Concordia’s town hall brings panelists and students together to discuss austerity
A frank town hall on Monday, Nov. 24 discussed austerity in a multitude of perspectives composed of various university student groups, faculty associations, community organizers, and students.
Moderated by PhD student and part-time professor Erik Chevrier, the conversation brought together a group of panelists representing a broad section of Concordia, from part-time faculty to student councils and groups. The discussion followed a logical progression, from defining the dangers of current government policies striving for a balanced budget at the expense of education and society as a whole, to fearful concerns of what these policies could mean and, finally, to ways of moving forward in solidarity along a united front in resisting and raising the issue to greater public consciousness.
Austerity, the hall determined, is not an unavoidable action, but a prioritization of what is to be funded and what isn’t. According to the panel, the strategies of austerity are entirely voluntary and are the result of short-sighted policies that jeopardize the province’s education—with long-term consequences in store—and of societal mechanisms for the benefit of the corporate vote, misguided economics, and political considerations between the elites.
“These things are judgments by politicians,” said Chevrier in his opening remarks. “They enact the location of where the funding goes.” Cuts to education mean reduced services, larger classes, less research and a lowering of its priority.
Though a fair bit of time was spent analyzing the perceived irony in which all save corporations pay for the failing economy, for the most part attention was paid to various strategies and consensus-building approaches.
“What happens is that when we take away protection from the environment it actually makes the job of ecologically destructive industries a lot cheaper for [the corporations] to accomplish,” said Sustainable Concordia’s external coordinator Mike Finck, who brought an environmentalist angle to the discussion. “[Austerity] amounts to a subsidy for ecologically disruptive organizations to do their work, and they do this because in our capitalist system accumulated profits act as a lever on our political system that allows them to change the way that it functions.”
Robert Sonin, mobilization officer for the Teaching and Research Assistants of Concordia (TRAC), spoke about how he was led to believe one of the university’s highest priorities was funding for research and teaching.
“There’s been this turnaround where education is seen as a luxury,” he said of the similar tactics occurring worldwide, an unfortunate trend that goes hand in hand with an added focus on education. “The reality is, you have an increase in the amount of education it takes to do anything in the world.”
“When you start cutting budgets, the teaching budget is the big budget—it’s what you spend money on. When you cut that, what ends up happening is you have to replace outgoing professors, these tenured professors who are retiring, with cheaper staff, and those are replaced with ever cheaper, and at the bottom rung are teaching assistants.” He says a school cutting TAs undoes the crucial functions they perform in aiding the professor in grading and handling class work and, especially, online classes—a particularly profit-friendly concept for universities. “If you don’t have assignments, how do you know what you’re doing, how well you’re doing?”

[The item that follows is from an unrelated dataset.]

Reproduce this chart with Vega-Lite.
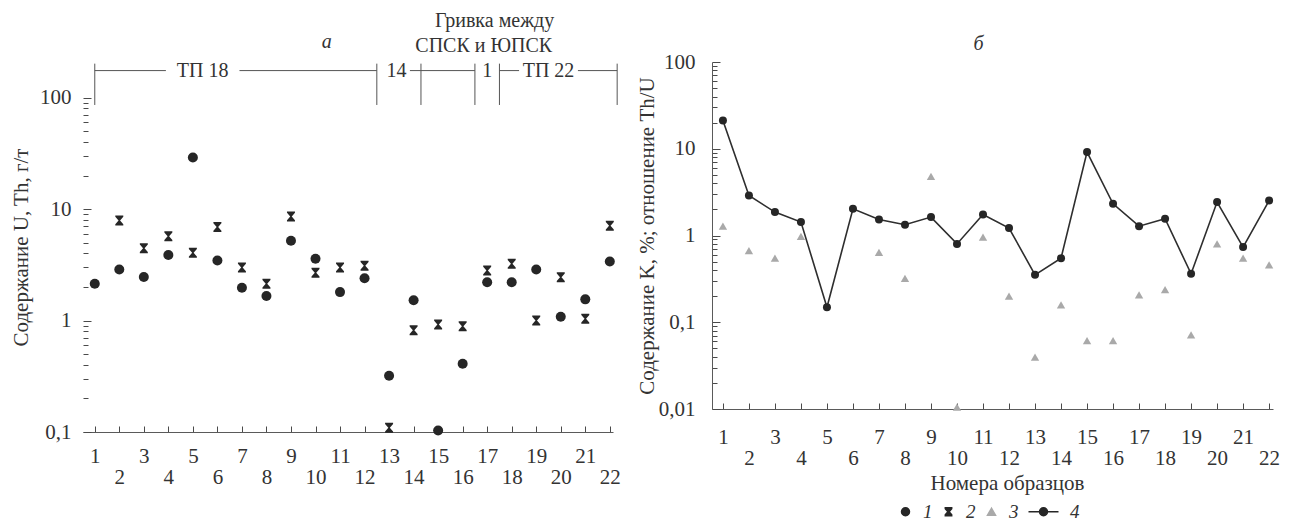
{
  "$schema": "https://vega.github.io/schema/vega-lite/v6.json",
  "background": "white",
  "padding": {"left": 10, "top": 10, "right": 5, "bottom": 3},
  "spacing": 15,
  "config": {
    "font": "Liberation Serif",
    "view": {"stroke": null},
    "axis": {
      "labelFont": "Liberation Serif",
      "labelFontSize": 21,
      "labelColor": "#333333",
      "titleFont": "Liberation Serif",
      "titleFontSize": 21,
      "titleFontWeight": "normal",
      "titleColor": "#333333",
      "domainColor": "#5a5a5a",
      "tickColor": "#4a4a4a",
      "tickWidth": 1,
      "grid": false,
      "labelFlush": false,
      "labelOverlap": false
    },
    "text": {"font": "Liberation Serif", "color": "#333333"}
  },
  "datasets": {
    "a": [
      {"sample": 1, "series": "1", "value": 2.14},
      {"sample": 2, "series": "1", "value": 2.87},
      {"sample": 3, "series": "1", "value": 2.46},
      {"sample": 4, "series": "1", "value": 3.88},
      {"sample": 5, "series": "1", "value": 29},
      {"sample": 6, "series": "1", "value": 3.46},
      {"sample": 7, "series": "1", "value": 1.97},
      {"sample": 8, "series": "1", "value": 1.66},
      {"sample": 9, "series": "1", "value": 5.2},
      {"sample": 10, "series": "1", "value": 3.58},
      {"sample": 11, "series": "1", "value": 1.8},
      {"sample": 12, "series": "1", "value": 2.4},
      {"sample": 13, "series": "1", "value": 0.32},
      {"sample": 14, "series": "1", "value": 1.52},
      {"sample": 15, "series": "1", "value": 0.103},
      {"sample": 16, "series": "1", "value": 0.41},
      {"sample": 17, "series": "1", "value": 2.21},
      {"sample": 18, "series": "1", "value": 2.21},
      {"sample": 19, "series": "1", "value": 2.87},
      {"sample": 20, "series": "1", "value": 1.08},
      {"sample": 21, "series": "1", "value": 1.55},
      {"sample": 22, "series": "1", "value": 3.39},
      {"sample": 2, "series": "2", "value": 7.9},
      {"sample": 3, "series": "2", "value": 4.46},
      {"sample": 4, "series": "2", "value": 5.7},
      {"sample": 5, "series": "2", "value": 4.05},
      {"sample": 6, "series": "2", "value": 6.9},
      {"sample": 7, "series": "2", "value": 3.0},
      {"sample": 8, "series": "2", "value": 2.14},
      {"sample": 9, "series": "2", "value": 8.6},
      {"sample": 10, "series": "2", "value": 2.68},
      {"sample": 11, "series": "2", "value": 3.0},
      {"sample": 12, "series": "2", "value": 3.1},
      {"sample": 13, "series": "2", "value": 0.109},
      {"sample": 14, "series": "2", "value": 0.82},
      {"sample": 15, "series": "2", "value": 0.92},
      {"sample": 16, "series": "2", "value": 0.89},
      {"sample": 17, "series": "2", "value": 2.81},
      {"sample": 18, "series": "2", "value": 3.23},
      {"sample": 19, "series": "2", "value": 1.0},
      {"sample": 20, "series": "2", "value": 2.45},
      {"sample": 21, "series": "2", "value": 1.04},
      {"sample": 22, "series": "2", "value": 7.1}
    ],
    "b": [
      {"sample": 1, "series": "3", "value": 1.28},
      {"sample": 2, "series": "3", "value": 0.67},
      {"sample": 3, "series": "3", "value": 0.55},
      {"sample": 4, "series": "3", "value": 0.98},
      {"sample": 7, "series": "3", "value": 0.64},
      {"sample": 8, "series": "3", "value": 0.32},
      {"sample": 9, "series": "3", "value": 4.8},
      {"sample": 10, "series": "3", "value": 0.0105},
      {"sample": 11, "series": "3", "value": 0.96},
      {"sample": 12, "series": "3", "value": 0.2},
      {"sample": 13, "series": "3", "value": 0.0395},
      {"sample": 14, "series": "3", "value": 0.159},
      {"sample": 15, "series": "3", "value": 0.0615},
      {"sample": 16, "series": "3", "value": 0.0615},
      {"sample": 17, "series": "3", "value": 0.207},
      {"sample": 18, "series": "3", "value": 0.238},
      {"sample": 19, "series": "3", "value": 0.0716},
      {"sample": 20, "series": "3", "value": 0.8},
      {"sample": 21, "series": "3", "value": 0.55},
      {"sample": 22, "series": "3", "value": 0.46},
      {"sample": 1, "series": "4", "value": 21.2},
      {"sample": 2, "series": "4", "value": 2.89},
      {"sample": 3, "series": "4", "value": 1.86},
      {"sample": 4, "series": "4", "value": 1.43},
      {"sample": 5, "series": "4", "value": 0.149},
      {"sample": 6, "series": "4", "value": 2.03},
      {"sample": 7, "series": "4", "value": 1.53},
      {"sample": 8, "series": "4", "value": 1.33},
      {"sample": 9, "series": "4", "value": 1.63},
      {"sample": 10, "series": "4", "value": 0.8},
      {"sample": 11, "series": "4", "value": 1.75},
      {"sample": 12, "series": "4", "value": 1.22},
      {"sample": 13, "series": "4", "value": 0.352},
      {"sample": 14, "series": "4", "value": 0.548},
      {"sample": 15, "series": "4", "value": 9.16},
      {"sample": 16, "series": "4", "value": 2.32},
      {"sample": 17, "series": "4", "value": 1.28},
      {"sample": 18, "series": "4", "value": 1.56},
      {"sample": 19, "series": "4", "value": 0.362},
      {"sample": 20, "series": "4", "value": 2.43},
      {"sample": 21, "series": "4", "value": 0.735},
      {"sample": 22, "series": "4", "value": 2.53}
    ],
    "segments": [
      {"x1": 1.0, "x2": 3.9},
      {"x1": 6.9, "x2": 12.5},
      {"x1": 13.85, "x2": 14.3},
      {"x1": 14.3, "x2": 16.5},
      {"x1": 17.5, "x2": 18.3},
      {"x1": 20.7, "x2": 22.3}
    ],
    "bars": [
      {"x": 1.0}, {"x": 12.5}, {"x": 14.3}, {"x": 16.5}, {"x": 17.5}, {"x": 22.3}
    ],
    "zones": [
      {"x": 5.4, "label": "ТП 18"},
      {"x": 13.3, "label": "14"},
      {"x": 17.0, "label": "1"},
      {"x": 19.5, "label": "ТП 22"}
    ],
    "notesA": [
      {"x": 17.3, "y": 490, "label": "Гривка между", "italic": false},
      {"x": 16.86, "y": 292, "label": "СПСК и ЮПСК", "italic": false},
      {"x": 10.46, "y": 318, "label": "а", "italic": true}
    ],
    "notesB": [
      {"x": 10.83, "y": 163, "label": "б"}
    ]
  },
  "resolve": {"scale": {"x": "independent", "y": "independent"}},
  "hconcat": [
    {
      "width": 530,
      "height": 370,
      "layer": [
        {
          "data": {"name": "a"},
          "transform": [{"filter": "datum.series == '1'"}],
          "mark": {"type": "point", "filled": true, "shape": "circle", "size": 100, "color": "#262626", "opacity": 1},
          "encoding": {
            "x": {
              "field": "sample", "type": "quantitative",
              "scale": {"domain": [0.52, 22.13], "nice": false, "zero": false},
              "axis": {
                "title": null,
                "values": [1,2,3,4,5,6,7,8,9,10,11,12,13,14,15,16,17,18,19,20,21,22],
                "tickCount": 100,
                "format": "d",
                "tickSize": -6,
                "labelOverlap": false,
                "labelFlush": false,
                "labelExpr": "datum.value % 2 == 0 ? ['', datum.label] : datum.label",
                "labelLineHeight": 21,
                "labelPadding": 19
              }
            },
            "y": {
              "field": "value", "type": "quantitative",
              "scale": {"type": "log", "domain": [0.1, 209], "nice": false},
              "axis": {
                "title": "Содержание U, Th, г/т",
                "titlePadding": 8,
                "domain": false,
                "labelOverlap": false,
                "tickCount": 100,
                "values": [0.1,0.2,0.3,0.4,0.5,0.6,0.7,0.8,0.9,1,2,3,4,5,6,7,8,9,10,20,30,40,50,60,70,80,90,100],
                "labelExpr": "datum.value == 0.1 ? '0,1' : datum.value == 1 ? '1' : datum.value == 10 ? '10' : datum.value == 100 ? '100' : ''",
                "tickSize": {"condition": {"test": "indexof([0.1, 1, 10, 100], datum.value) >= 0", "value": -8}, "value": -5},
                "labelPadding": 20
              }
            }
          }
        },
        {
          "data": {"name": "a"},
          "transform": [{"filter": "datum.series == '2'"}],
          "mark": {"type": "point", "filled": true, "shape": "M-0.8,-1H0.8V-0.75L0.15,0L0.8,0.75V1H-0.8V0.75L-0.15,0L-0.8,-0.75Z", "size": 100, "color": "#262626", "opacity": 1},
          "encoding": {
            "x": {"field": "sample", "type": "quantitative"},
            "y": {"field": "value", "type": "quantitative"}
          }
        },
        {
          "mark": {"type": "rule", "color": "#5a5a5a", "strokeWidth": 1},
          "encoding": {
            "x": {"datum": 0.52, "type": "quantitative"},
            "y": {"datum": 0.1, "type": "quantitative"},
            "y2": {"datum": 100}
          }
        },
        {
          "data": {"name": "segments"},
          "mark": {"type": "rule", "color": "#555555", "strokeWidth": 1},
          "encoding": {
            "x": {"field": "x1", "type": "quantitative"},
            "x2": {"field": "x2"},
            "y": {"datum": 175, "type": "quantitative"}
          }
        },
        {
          "data": {"name": "bars"},
          "mark": {"type": "rule", "color": "#555555", "strokeWidth": 1},
          "encoding": {
            "x": {"field": "x", "type": "quantitative"},
            "y": {"datum": 202, "type": "quantitative"},
            "y2": {"datum": 86}
          }
        },
        {
          "data": {"name": "zones"},
          "mark": {"type": "text", "fontSize": 20, "baseline": "middle", "align": "center", "color": "#333333"},
          "encoding": {
            "x": {"field": "x", "type": "quantitative"},
            "y": {"datum": 175, "type": "quantitative"},
            "text": {"field": "label"}
          }
        },
        {
          "data": {"name": "notesA"},
          "transform": [{"filter": "!datum.italic"}],
          "mark": {"type": "text", "fontSize": 20, "baseline": "middle", "align": "center", "color": "#333333"},
          "encoding": {
            "x": {"field": "x", "type": "quantitative"},
            "y": {"field": "y", "type": "quantitative"},
            "text": {"field": "label"}
          }
        },
        {
          "data": {"name": "notesA"},
          "transform": [{"filter": "datum.italic"}],
          "mark": {"type": "text", "fontSize": 20, "fontStyle": "italic", "baseline": "middle", "align": "center", "color": "#333333"},
          "encoding": {
            "x": {"field": "x", "type": "quantitative"},
            "y": {"field": "y", "type": "quantitative"},
            "text": {"field": "label"}
          }
        }
      ]
    },
    {
      "width": 561,
      "height": 347,
      "layer": [
        {
          "data": {"name": "b"},
          "transform": [{"filter": "datum.series == '4'"}],
          "mark": {"type": "line", "color": "#2e2e2e", "strokeWidth": 1.6},
          "encoding": {
            "x": {
              "field": "sample", "type": "quantitative",
              "scale": {"domain": [0.58, 22.15], "nice": false, "zero": false},
              "axis": {
                "title": "Номера образцов",
                "titlePadding": 4,
                "titleX": 295,
                "values": [1,2,3,4,5,6,7,8,9,10,11,12,13,14,15,16,17,18,19,20,21,22],
                "tickCount": 100,
                "format": "d",
                "tickSize": -6,
                "labelOverlap": false,
                "labelFlush": false,
                "labelExpr": "datum.value % 2 == 0 ? ['', datum.label] : datum.label",
                "labelLineHeight": 21,
                "labelPadding": 23
              }
            },
            "y": {
              "field": "value", "type": "quantitative",
              "scale": {"type": "log", "domain": [0.01, 100], "nice": false},
              "axis": {
                "title": "Содержание K, %; отношение Th/U",
                "titlePadding": 1,
                "labelOverlap": false,
                "tickCount": 100,
                "values": [0.01,0.02,0.03,0.04,0.05,0.06,0.07,0.08,0.09,0.1,0.2,0.3,0.4,0.5,0.6,0.7,0.8,0.9,1,2,3,4,5,6,7,8,9,10,20,30,40,50,60,70,80,90,100],
                "labelExpr": "datum.value == 0.01 ? '0,01' : datum.value == 0.1 ? '0,1' : datum.value == 1 ? '1' : datum.value == 10 ? '10' : datum.value == 100 ? '100' : ''",
                "tickSize": {"condition": {"test": "indexof([0.01, 0.1, 1, 10, 100], datum.value) >= 0", "value": -8}, "value": -5},
                "labelPadding": 25
              }
            }
          }
        },
        {
          "data": {"name": "b"},
          "transform": [{"filter": "datum.series == '4'"}],
          "mark": {"type": "point", "filled": true, "shape": "circle", "size": 64, "color": "#262626", "opacity": 1},
          "encoding": {
            "x": {"field": "sample", "type": "quantitative"},
            "y": {"field": "value", "type": "quantitative"}
          }
        },
        {
          "data": {"name": "b"},
          "transform": [{"filter": "datum.series == '3'"}],
          "mark": {"type": "point", "filled": true, "size": 70, "opacity": 1, "strokeWidth": 0},
          "encoding": {
            "x": {"field": "sample", "type": "quantitative"},
            "y": {"field": "value", "type": "quantitative"},
            "shape": {
              "field": "series", "type": "nominal",
              "scale": {"domain": ["1", "2", "3", "4"], "range": ["circle", "M-0.8,-1H0.8V-0.75L0.15,0L0.8,0.75V1H-0.8V0.75L-0.15,0L-0.8,-0.75Z", "triangle-up", "M-6,0H1.5M-3.25,0A1,1 0 1,0 -1.25,0A1,1 0 1,0 -3.25,0Z"]},
              "legend": {"title": null, "orient": "none", "legendX": 813, "legendY": 440, "direction": "horizontal", "symbolSize": 64, "labelFontSize": 19, "labelFont": "Liberation Serif", "labelFontStyle": "italic", "labelColor": "#333333", "labelOffset": 8, "columnPadding": 6, "padding": 0, "symbolStrokeWidth": 1.5}
            },
            "fill": {
              "field": "series", "type": "nominal",
              "scale": {"domain": ["1", "2", "3", "4"], "range": ["#262626", "#262626", "#a9a9a9", "#262626"]},
              "legend": {"title": null, "orient": "none", "legendX": 813, "legendY": 440, "direction": "horizontal", "symbolSize": 64, "labelFontSize": 19, "labelFont": "Liberation Serif", "labelFontStyle": "italic", "labelColor": "#333333", "labelOffset": 8, "columnPadding": 6, "padding": 0, "symbolStrokeWidth": 1.5}
            },
            "stroke": {
              "field": "series", "type": "nominal",
              "scale": {"domain": ["1", "2", "3", "4"], "range": ["#262626", "#262626", "#a9a9a9", "#262626"]},
              "legend": {"title": null, "orient": "none", "legendX": 813, "legendY": 440, "direction": "horizontal", "symbolSize": 64, "labelFontSize": 19, "labelFont": "Liberation Serif", "labelFontStyle": "italic", "labelColor": "#333333", "labelOffset": 8, "columnPadding": 6, "padding": 0, "symbolStrokeWidth": 1.5}
            }
          }
        },
        {
          "data": {"name": "notesB"},
          "mark": {"type": "text", "fontSize": 20, "fontStyle": "italic", "baseline": "middle", "align": "center", "color": "#333333"},
          "encoding": {
            "x": {"field": "x", "type": "quantitative"},
            "y": {"field": "y", "type": "quantitative"},
            "text": {"field": "label"}
          }
        }
      ]
    }
  ]
}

“We have TAs who do extra hours, notoriously tons of extra hours for free because we want to do a proper job,” said Sonin.
CSU President Ben Prunty saw a broad alliance between all public sectors as key in the fight to maintain their interests in the face of political and corporate agendas. The atomization of group interests is, for Prunty (and, one can safely say, many of those present), the death knell of the entire anti-austerity movement, and he repeatedly defined austerity as beyond individual struggle. He also echoed the idea that the university has been insufficiently vocal in taking a stance on austerity.
Prunty said the university was not responsible for the cuts it faces, but that “we can call them out for what it’s not doing.”
Concordia is currently coping with budget cuts of over $15 million for the 2014-2015 fiscal year, with more to come. So far, the university has expressed concerns over the quality of its education and research under such conditions, but have not taken an official position opposing austerity.
Maria Peluso, part-time faculty member of political science and former president of Concordia University’s Part-time Faculty Association (CUPFA), was on hand to give the students support and insight, as a teacher with several decades of union and teaching experience under her belt. She says she’s seen the increasing corporatization of universities aiming for uncertain marketplace profit over student learning and the public interest.
In addition the Graduate Student Association, the Undergraduate Students of Philosophy Association (SoPhiA) and the Student Association of Graduates in English (SAGE) were, amongst others, also present.
The final takeaway message was that Montreal’s record of student activism, highlighted most recently in the 2012 student strikes tuition increases, gives hope but also a weighty responsibility to students in building bridges and framing the discourse in a positive and progressive way.
Chevrier ended the event with the closing words, “let’s not stop the conversation here, let’s continue it.”